ツインの社員数は全部で12人ですが、マーケティングや劇場への営業担当などメンバーの意見を集約しながら、買い付け業務自体は私が中心になってやってます。

——加畑さんはずっと映画畑に?

そうですね。ツインに入社したのは2010年で、1984年から2000年まではポニーキャニオン、2001年から2009年まではユニバーサル・ピクチャーズ・ジャパンにいました。

ポニーキャニオン時代は、主に香港映画の買い付けを担当していました。ユニバーサル・ピクチャーズ時代は韓流ブームで、『ブラザーフット』(2004年公開)や『四月の雪』(2005年公開)などを担当しました。

——ベテランのバイヤーですね...。

あまり考えなかったですが、もう30年以上やっていますね。

映画祭は、宝探しに行くような感じでワクワクするので、すごく好きなんです。あとは、『バーフバリ』をきっかけにインド神話に興味を持ってくれた人がいるように、映画を介してその国の文化に興味を持ってもらったり、草の根の文化交流が活性化できれば、公開に携わった者としては嬉しいですね。

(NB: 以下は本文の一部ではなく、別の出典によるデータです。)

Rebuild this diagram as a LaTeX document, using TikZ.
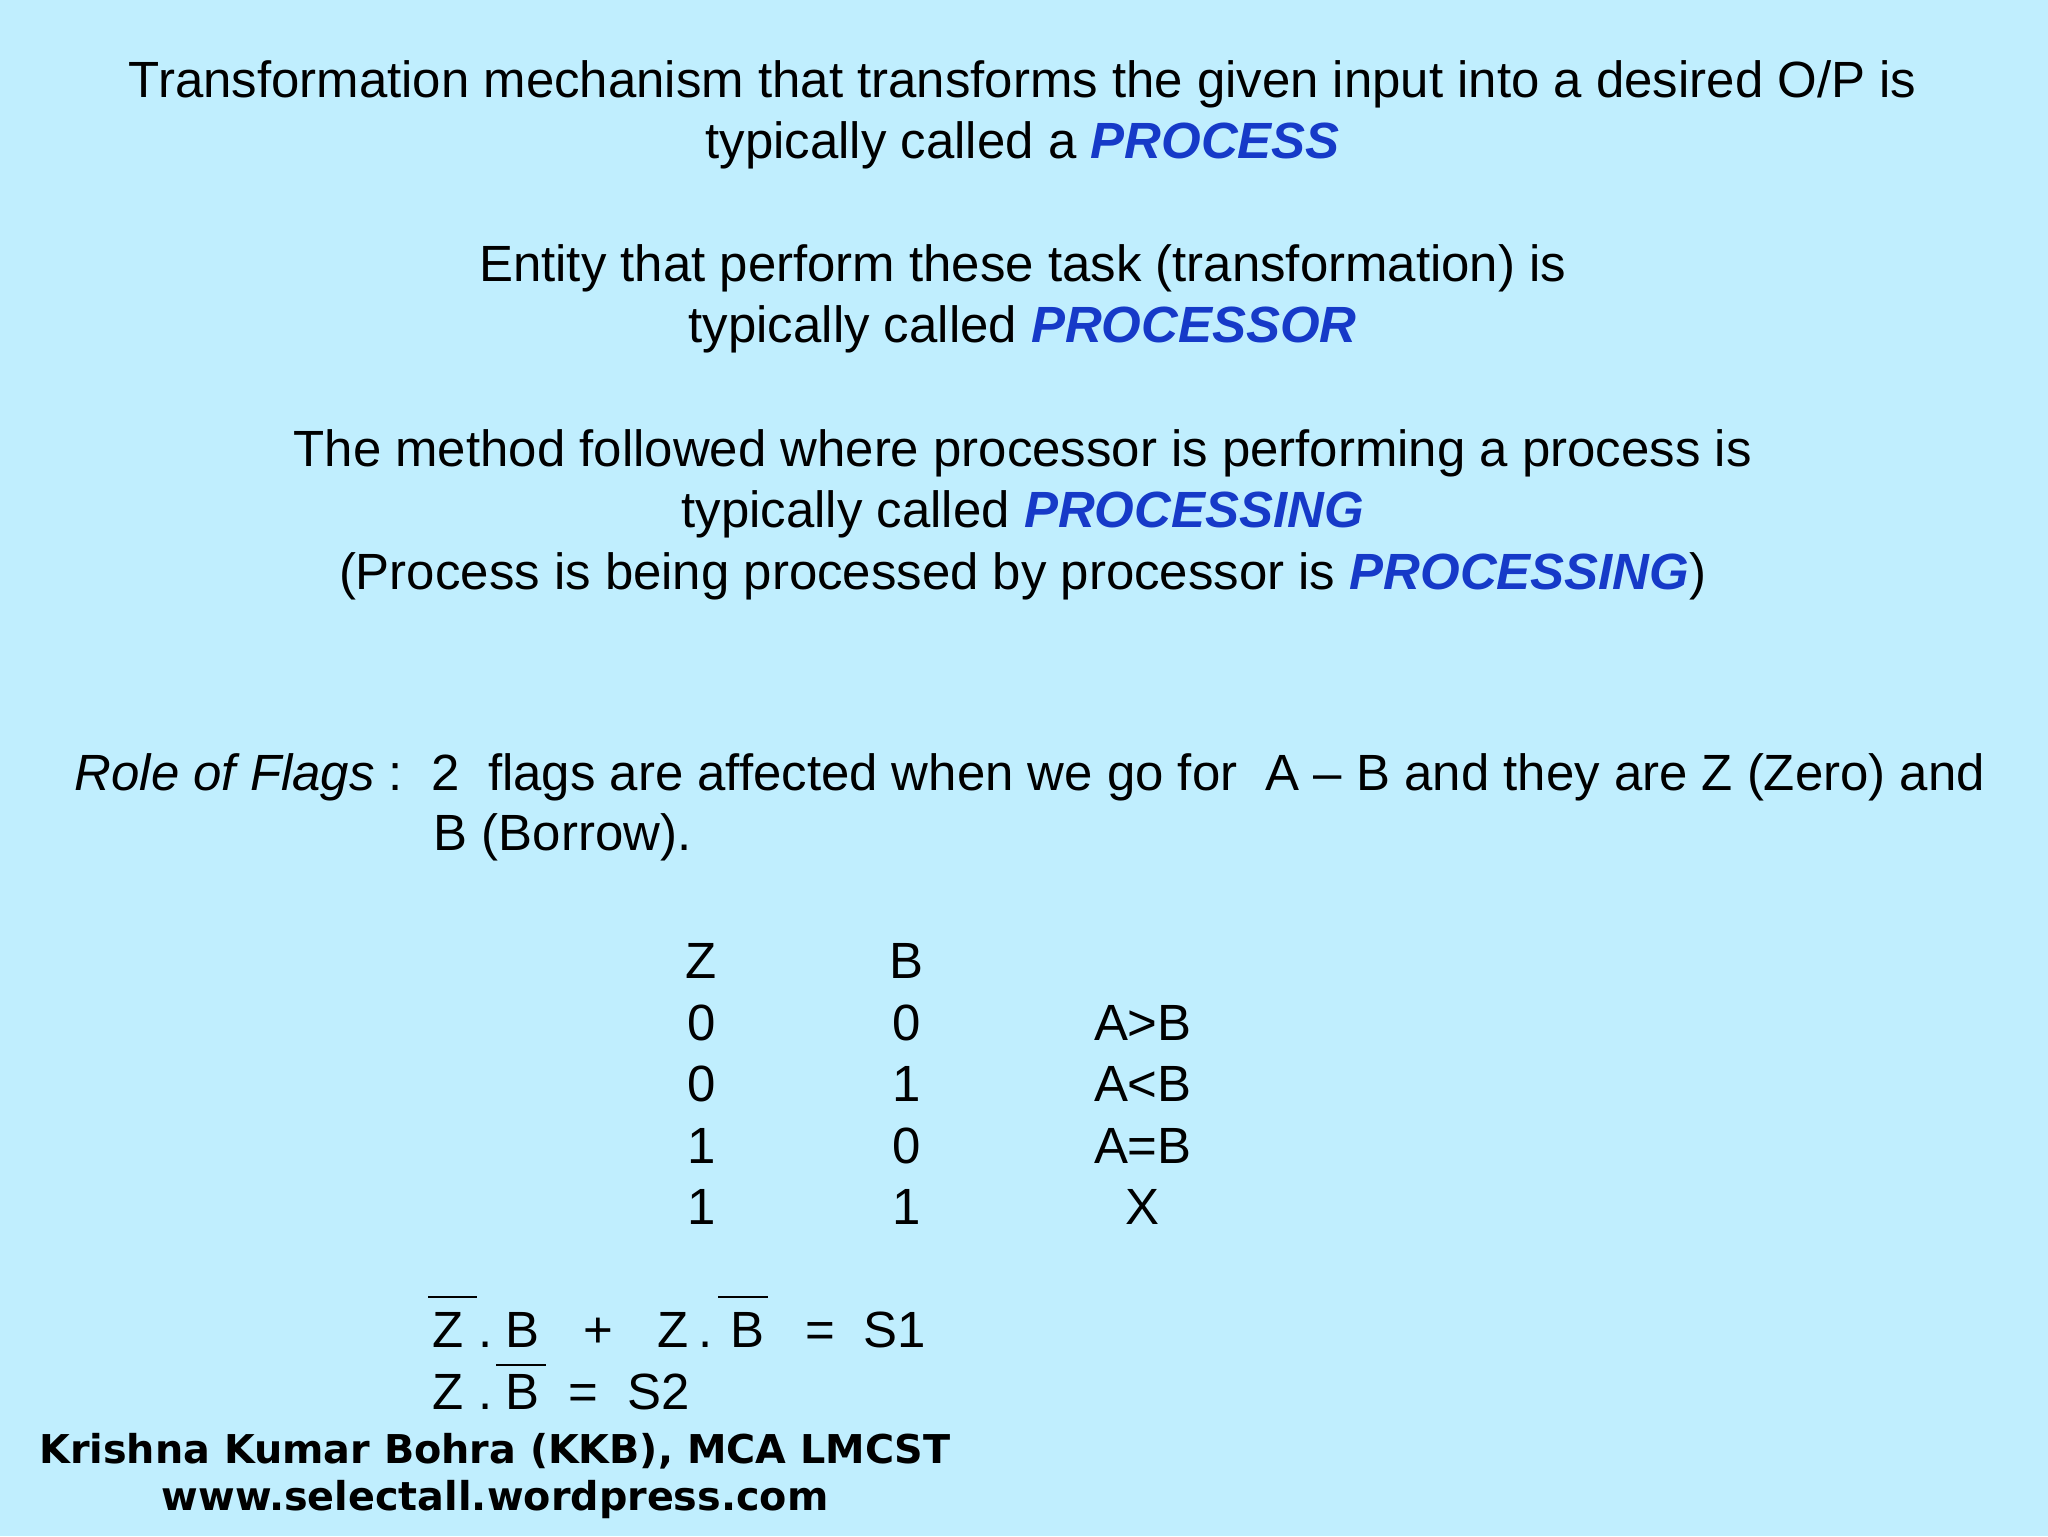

——外国映画と一口に言ってもたくさんありますが、ツインではどのような作品を紹介していきたいと思っていますか?

今、日本の映画市場は邦画とアメリカのメジャー大作が主流です。それとはちょっと違った「サムシング・ディファレント」な作品を発掘していきたいと思っています。

邦画とアメリカのメジャー作品以外では、世界の映画祭で賞を獲るようなアート映画が比較的公開されやすい傾向にあります。でも、欧米以外の現地の人が実際に楽しんでいる娯楽映画は、日本でなかなか紹介されません。私たちはそういう作品の中から日本の市場に合うものを探してきて、積極的に配給したいと思っています。

弊社配給作品では、例えば中国映画だと『人魚姫』、去年は韓国映画の『新感染 ファイナル・エクスプレス』などですね。

——確かに、アメリカ以外の外国映画だと、一癖あるようなおしゃれな作品が多い気がします。

カンヌ映画祭等で上映される作品はアート映画ですよね。アート映画は娯楽映画と対極にあるもので、映画を観て、「この作品にはどんな意味があるのか」「社会的な問題は何か」と考えさせられるものが多い。

もちろん、そういった映画の楽しみ方もあると思います。でも、「映画を観ている時はただ楽しみたい」という人だってたくさんいるはずです。

それを叶えられるのが娯楽映画だと思っていますし、我々はそういう映画を扱っていきたい。この思いで辿り着いたものが、『バーフバリ』だったというわけです。